The Sphere as a Building Block: Engineering with Fields

What if we start building with our polarized spheres? Nature and engineers alike construct complex materials by arranging different components. We can, for instance, encase one uniformly polarized sphere within a shell of another material with a different polarization. By choosing the polarizations correctly, we can tailor the electric field inside. The total field at the center is a simple superposition of the fields created by the discontinuities in polarization at each boundary. This allows for remarkable possibilities, like creating a perfectly shielded region at the center, regardless of how strong the polarizations of the surrounding materials are.

Furthermore, a polarized object is rarely in a vacuum. What happens when we embed our sphere in a realistic environment, like a liquid or another solid? If the surrounding medium is a dielectric, it too will become polarized by the field of our sphere. This induced polarization in the medium creates its own field, which in turn modifies the field inside the original sphere. The result is a cooperative effect where the environment "dresses" the object, partially shielding its polarization and weakening the internal field. Understanding this interplay is absolutely critical in materials science for designing capacitors, insulators, and other dielectric devices.

The Dynamic Sphere: A Bridge to Magnetism and Light

So far, everything has been static. The true magic begins when we introduce time and motion. The seemingly separate worlds of electricity and magnetism become beautifully intertwined.

What if we take our polarized sphere and spin it? The layer of bound surface charge, $\sigma_b = \vec{P} \cdot \hat{n}$ , is now in motion. And what is a moving charge? A current! The spinning sphere generates a surface current density, $\vec{K} = \sigma_b \vec{v}$ . This current, according to the laws of magnetostatics, must produce a magnetic field.

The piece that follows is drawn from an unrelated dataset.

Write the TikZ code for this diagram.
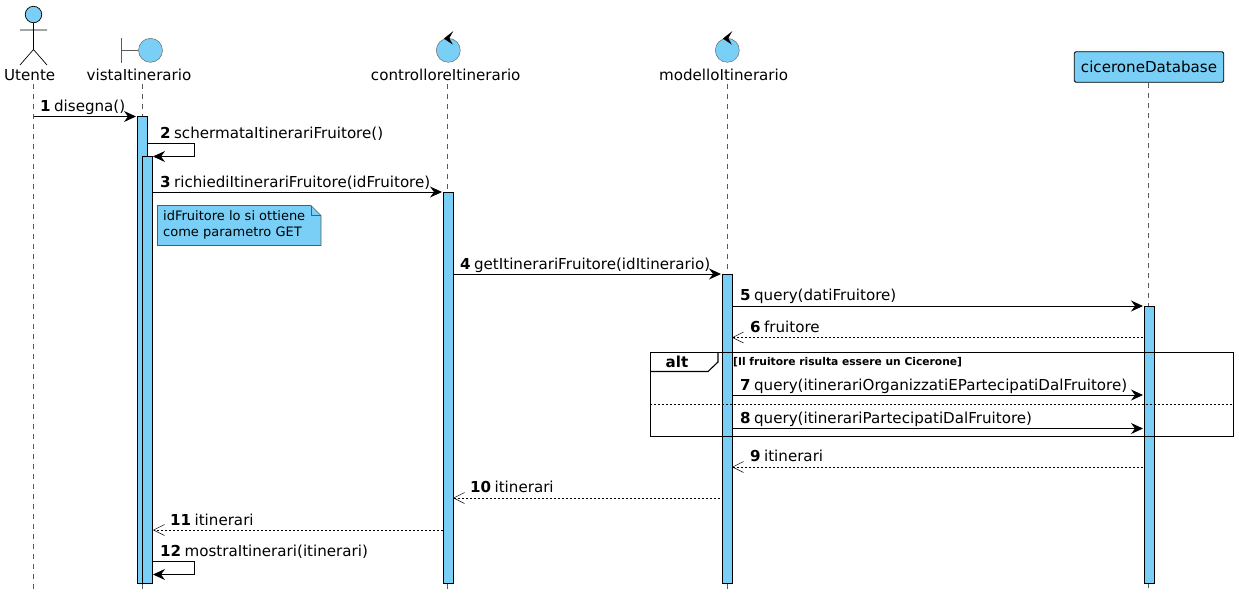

Our purely electrostatic object has become a magnet! The calculation for the field at the very center might yield a surprising zero due to a perfect cancellation, but make no mistake: a magnetic field exists elsewhere. A spinning electret is a "magnetoelectric" object, demonstrating the intimate link between polarization and magnetism that Einstein recognized as a cornerstone of relativity.

Let's stop the spinning and instead let the polarization itself change with time, $\vec{P}(t)$ . According to Maxwell's equations, a changing electric displacement field, $\vec{D} = \epsilon_0 \vec{E} + \vec{P}$ , creates a magnetic field just as a real current does. This is the famous displacement current, $\vec{J}_D = \partial \vec{D} / \partial t$ . Even if there are no moving free charges, a time-varying polarization, $\partial \vec{P} / \partial t$ , contributes to this current and thus becomes a source for a magnetic field. This is not a minor effect; it is essential for the propagation of light through any material medium.

If a changing polarization creates a magnetic field, and a changing magnetic field creates an electric field (Faraday's Law), then we have all the ingredients for a self-sustaining wave: electromagnetic radiation. If the polarization of our sphere changes with time—specifically, if its dipole moment accelerates—it must radiate energy away as light. Imagine a ferroelectric sphere, heated above its Curie temperature, whose polarization exponentially decays. This decaying dipole moment radiates, broadcasting its internal transformation to the universe in the form of electromagnetic waves. We can calculate the total energy it sheds in this process, connecting a thermodynamic phase transition to the principles of radiation physics.

From a simple static ball of charge to a tiny radio antenna broadcasting the news of its internal changes, the uniformly polarized sphere has taken us on a remarkable journey. It has served as our guide, revealing the profound and beautiful unity of physics—a web of connections linking electricity, magnetism, mechanics, materials science, and the nature of light itself.